= List of people with paraplegia =

Paraplegia is an impairment in motor or sensory function of the lower extremities. The word comes from Ionic Greek (παραπληγίη)
"half-stricken". It is usually caused by spinal cord injury or a congenital condition that affects the neural (brain) elements of the spinal canal. The area of the spinal canal that is affected in paraplegia is either the thoracic, lumbar, or sacral regions. If four limbs are affected by paralysis, tetraplegia or quadriplegia is the correct term. If only one limb is affected, the correct term is monoplegia. Spastic paraplegia is a form of paraplegia defined by spasticity of the affected muscles, rather than flaccid paralysis.

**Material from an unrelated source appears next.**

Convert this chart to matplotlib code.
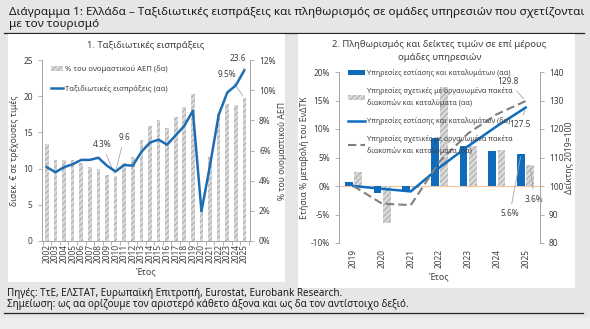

==Notable people with paraplegia==

- Greg Abbott, Governor of Texas; former Texas Attorney General (paraplegic due to a 1984 freak accident when a falling oak tree hit him in the back)
- Peter Berry, American wheelchair basketball player for Alabama Crimson Tide
- Edward Stinson Brown, Jr. (1920-2005), atomic weapons maintenance specialist at Sandia Base, injured in combat in World War II.
- Paul Darke, British academic and disability rights activist born with spina bifida.
- Deng Pufang, Chinese politician, son of Deng Xiaoping
- HolLynn D'Lil (1945–2022), American disability rights activist and photographer
- John Porter East (1931–1986), US politician who was partially paralyzed by polio in 1955
- Frank Gardner (journalist) (born 1961), prominent BBC journalist who became paralysed after being shot six times at close range by an Al-Qaeda gunman in Saudi Arabia
- Chuck Graham (1965–2020), United States politician injured in an automobile accident at age 16
- Tanni Grey-Thompson, paralympian born with spina bifida
- Rick Hansen, Canadian Paralympian who was paralyzed in a car crash at age 15
- John Hockenberry (born 1956), journalist and blogger
- Paul Johnson (producer) (1971–2021), American record producer and disc jockey who was shot accidentally
- Sharry Konopski (1967–2017), model and actress injured in a car accident
- Charles Krauthammer (1950–2018), conservative columnist and commentator
- Boris Kustodiev (1878–1927), Russian painter who became paraplegic due to tuberculosis of the vertebral column.
- James Langevin, US Congressman from Rhode Island who was shot accidentally at age 16.
- Linda Laubenstein (1947–1992), American physician who was left paraplegic after a childhood polio infection
- Craig Hart Neilsen (1941–2006), American gaming executive who founded Ameristar Casinos, Inc. and formed the Craig H. Neilsen Foundation to fund scientific research and quality-of-life programs for people living with spinal cord injuries.
- Nicole Niquille, Swiss mountaineer, mountain guide and humanitarian for Nepalese women's health.
- Ajith C. S. Perera (1956–2020), a Sri Lankan disability rights activist and former cricket umpire, who was paralyzed when a tree fell onto his moving car.
- Franklin D. Roosevelt (1882–1945), former president of the United States who, at the age of 39, was partially paralyzed by polio
- Wolfgang Schäuble, German politician injured in an assassination attempt in 1990
- Iyad Shalabi (born 1987), Israeli Paralympic champion wimmer
- Liesl Tesch (born 1969), an Australian wheelchair basketball player.
- George Corley Wallace, governor of Alabama and former candidate for the Democratic presidential nomination
- Colt Wynn, American bodybuilding champion
- Zhang Haidi, Chinese woman writer and translator, president of the China Disabled Persons' Federation (2008-).
- Aamish (Varun Khullar), Indian DJ and music producer, known as India’s first differently-abled DJ.